Enhanced entangling gates and scalable multizone operations in surface traps with integrated photonics

Abstract

We present a surface-electrode Paul trap featuring integrated photonics elements, where ions are illuminated with two interfering beams at 729 nm forming a standing wave along the trap axis. In this field configuration, it is possible to excite the motional sidebands of a trapped ion while suppressing the off- resonant coupling to the corresponding carrier transition. This is of particular interest for quantum information processing, as it would allow implementing faster and lower error Mølmer-Sørensen entangling gates.We characterize the optical properties of the chip by scanning with sub-wavelength resolution the position of a single ion through the standing wave and observing Rabi oscillations for carrier and first motional sideband of different quadrupole transitions.
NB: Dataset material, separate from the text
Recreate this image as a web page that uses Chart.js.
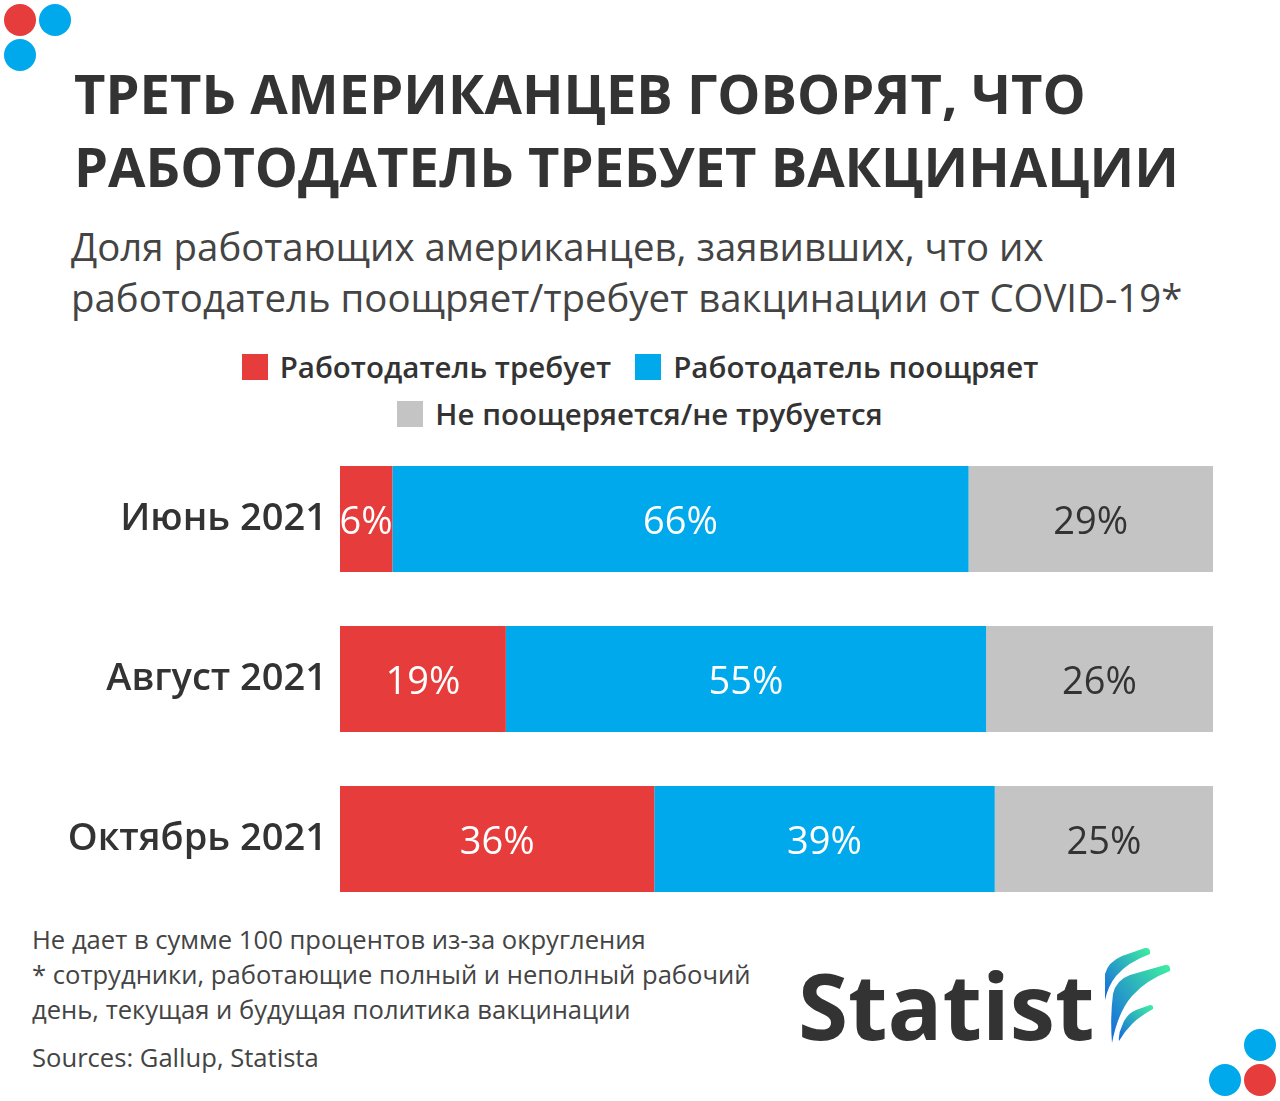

We characterize both the strength of resonant couplings and the AC Stark shift induced by off-resonant couplings. We measure noise and drifts in the ion position and observe high stability in the standing wave profile without the need for active phase stabilization.Integrated optics allow to reliably reproduce the same field configuration in different regions of the chip, opening the way for implementing distributed, parallel quantum operations. We show the ability to control ions in different regions of the trap at the same time. We implemented real-time control of the DC voltages controlling the axial configuration of the trapping potential which enables us to load multiple ion crystals, merge, split, and shuttle them across the device.